Flu nearly killed Fort Wayne woman

Lisa Bockelman nearly died from the H1N1 flu earlier this year.

FORT WAYNE, Ind. (WANE) – Lisa Bockelman, 45, was a healthy woman. She exercised and ate right. She never thought she’d get the flu, let alone it nearly kill her. That’s why last year she didn’t get a flu shot.

“I just never thought I needed it. I was healthy and exercised. I’m in my mid-40s and flu happens to the young and the old, not the middle-aged. That’s who it hit last year, so it can happen to any aged person, healthy or not healthy,” Bockelman said. “I will never go without a flu shot again and I encourage anyone who doesn’t think they need one to please get one.”

Last December, Bockelman’s daughter got sick and she stayed home to take care of her. Her daughter did have a flu shot and was diagnosed with bronchitis.

“Then I started feeling not quite right,” Bockelman said. “Friday came and I wasn’t any better and Saturday came and I was worse.”

She could barely stand up on her own when she went to RediMed on Sunday. Doctors there had an ambulance take her to the emergency room and she was admitted to the hospital shortly after.

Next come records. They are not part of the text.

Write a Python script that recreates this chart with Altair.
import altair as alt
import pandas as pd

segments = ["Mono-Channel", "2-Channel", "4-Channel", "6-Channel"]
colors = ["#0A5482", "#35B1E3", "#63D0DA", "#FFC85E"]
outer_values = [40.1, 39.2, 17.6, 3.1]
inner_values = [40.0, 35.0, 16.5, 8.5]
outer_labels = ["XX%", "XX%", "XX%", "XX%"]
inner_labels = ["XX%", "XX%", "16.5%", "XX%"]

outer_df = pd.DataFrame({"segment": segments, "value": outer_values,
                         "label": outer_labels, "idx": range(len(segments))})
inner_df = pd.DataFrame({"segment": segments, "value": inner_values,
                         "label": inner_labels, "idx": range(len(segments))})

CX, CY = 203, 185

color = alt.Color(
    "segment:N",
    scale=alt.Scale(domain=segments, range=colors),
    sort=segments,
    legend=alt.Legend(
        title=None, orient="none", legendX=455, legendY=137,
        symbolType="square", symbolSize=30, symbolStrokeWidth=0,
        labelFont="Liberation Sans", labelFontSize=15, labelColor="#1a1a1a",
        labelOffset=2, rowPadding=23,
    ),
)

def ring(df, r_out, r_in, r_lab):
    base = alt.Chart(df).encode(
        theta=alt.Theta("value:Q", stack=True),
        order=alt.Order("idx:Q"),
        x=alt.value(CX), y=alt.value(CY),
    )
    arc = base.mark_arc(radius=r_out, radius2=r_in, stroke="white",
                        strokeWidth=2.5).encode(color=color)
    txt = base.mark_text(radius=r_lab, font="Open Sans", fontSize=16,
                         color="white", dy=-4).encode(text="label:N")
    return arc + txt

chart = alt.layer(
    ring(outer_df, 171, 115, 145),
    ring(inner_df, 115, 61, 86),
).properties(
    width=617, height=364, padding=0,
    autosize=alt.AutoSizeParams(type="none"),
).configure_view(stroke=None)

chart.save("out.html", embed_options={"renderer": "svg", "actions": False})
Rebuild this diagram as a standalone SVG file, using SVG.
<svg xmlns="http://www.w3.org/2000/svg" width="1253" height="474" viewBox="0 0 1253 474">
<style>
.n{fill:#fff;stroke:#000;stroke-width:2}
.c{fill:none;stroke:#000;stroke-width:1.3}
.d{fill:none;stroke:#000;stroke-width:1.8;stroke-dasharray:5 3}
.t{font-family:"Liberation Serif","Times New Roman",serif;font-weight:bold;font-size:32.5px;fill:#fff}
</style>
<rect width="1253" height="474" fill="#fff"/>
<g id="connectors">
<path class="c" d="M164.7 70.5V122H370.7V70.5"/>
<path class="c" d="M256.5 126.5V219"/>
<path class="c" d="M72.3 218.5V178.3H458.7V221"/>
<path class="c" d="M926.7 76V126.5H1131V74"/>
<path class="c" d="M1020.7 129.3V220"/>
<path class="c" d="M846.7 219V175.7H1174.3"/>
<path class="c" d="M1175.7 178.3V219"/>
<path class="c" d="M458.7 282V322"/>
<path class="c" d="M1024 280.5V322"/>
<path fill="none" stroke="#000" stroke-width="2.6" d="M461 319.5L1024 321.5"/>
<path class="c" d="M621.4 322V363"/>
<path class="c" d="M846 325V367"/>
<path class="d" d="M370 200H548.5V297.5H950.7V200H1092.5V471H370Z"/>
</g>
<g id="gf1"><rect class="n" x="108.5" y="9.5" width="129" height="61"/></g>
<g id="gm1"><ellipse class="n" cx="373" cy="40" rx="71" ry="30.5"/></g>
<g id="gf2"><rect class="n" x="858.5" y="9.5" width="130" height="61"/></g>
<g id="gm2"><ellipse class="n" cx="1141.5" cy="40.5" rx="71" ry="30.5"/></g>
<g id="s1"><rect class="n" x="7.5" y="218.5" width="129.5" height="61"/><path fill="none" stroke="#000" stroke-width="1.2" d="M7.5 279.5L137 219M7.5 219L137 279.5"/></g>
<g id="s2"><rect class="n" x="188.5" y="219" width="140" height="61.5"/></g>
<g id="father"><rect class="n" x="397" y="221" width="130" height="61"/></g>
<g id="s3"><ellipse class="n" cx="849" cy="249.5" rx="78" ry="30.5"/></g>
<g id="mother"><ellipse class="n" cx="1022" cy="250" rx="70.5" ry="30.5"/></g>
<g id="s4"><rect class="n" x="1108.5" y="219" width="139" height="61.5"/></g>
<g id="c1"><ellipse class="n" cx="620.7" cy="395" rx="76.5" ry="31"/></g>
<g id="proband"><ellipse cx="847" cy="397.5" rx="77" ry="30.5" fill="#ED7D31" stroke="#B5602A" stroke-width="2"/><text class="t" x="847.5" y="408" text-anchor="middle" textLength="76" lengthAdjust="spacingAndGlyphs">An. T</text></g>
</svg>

After a few days at Parkview Regional Medical Center, Bockelman was flown to the University of Michigan hospital to be put on a heart-lung bypass, or extracorporeal membrane oxygenation (ECMO), machine to get enough oxygen in her blood to keep her alive. The focus was on her core to keep her organs and brain functioning. As a result, her arms and legs were becoming necrotic. Bockelman’s brother had to make the difficult decision to have her right leg amputated to save her life.

“At this point, I’m still unconscious. I know nothing,” Bockelman said. “My oxygen was so low for so long they were worried about my cognitive function when I came out.”

All of this was from the flu. Bockelman was diagnosed with H1N1.

“We had some really sick people last year with influenza,” Dr. Deborah McMahan, the Allen County Health Commissioner, said. “Four people died from influenza in Allen County.”

Health officials say it seems like more people had more adverse outcomes from the H1N1 flu strain last year. Bockelman’s nurses at the U of M hospital said they had eleven cases of H1N1 on their hospital floor alone and four of those cases turned fatal.

“It’s not a cold. It’s influenza, a systemic illness that can cause a lot of complications,” McMahan said.

The same strains of flu are expected to be circulating again this year, which is why health officials and Bockelman hope everyone who is eligible will get a flu shot.

“You’re playing the odds that you’re going to be the lucky one who doesn’t have a bad outcome and just a bad couple of weeks or months. Just get the shot,” Dr. McMahan said. “Just because you didn’t have the flu last year doesn’t mean you won’t have it this year.”

Through everything, Bockelman has an amazingly positive outlook.

“I don’t know how people can be negative. You’re still alive. I’ve never believed in the power of prayer and God more in my life,” she said. “I’ve never been angry that I lost my leg. I call it my new normal around the house. Right now I feel like I’m back to my life. If I can just get rid of the walker, that’s my last hurdle to get back to where I was.”

Bockelman’s optimistic she’ll reach that goal soon and then she has her sights on getting back to Zumba classes.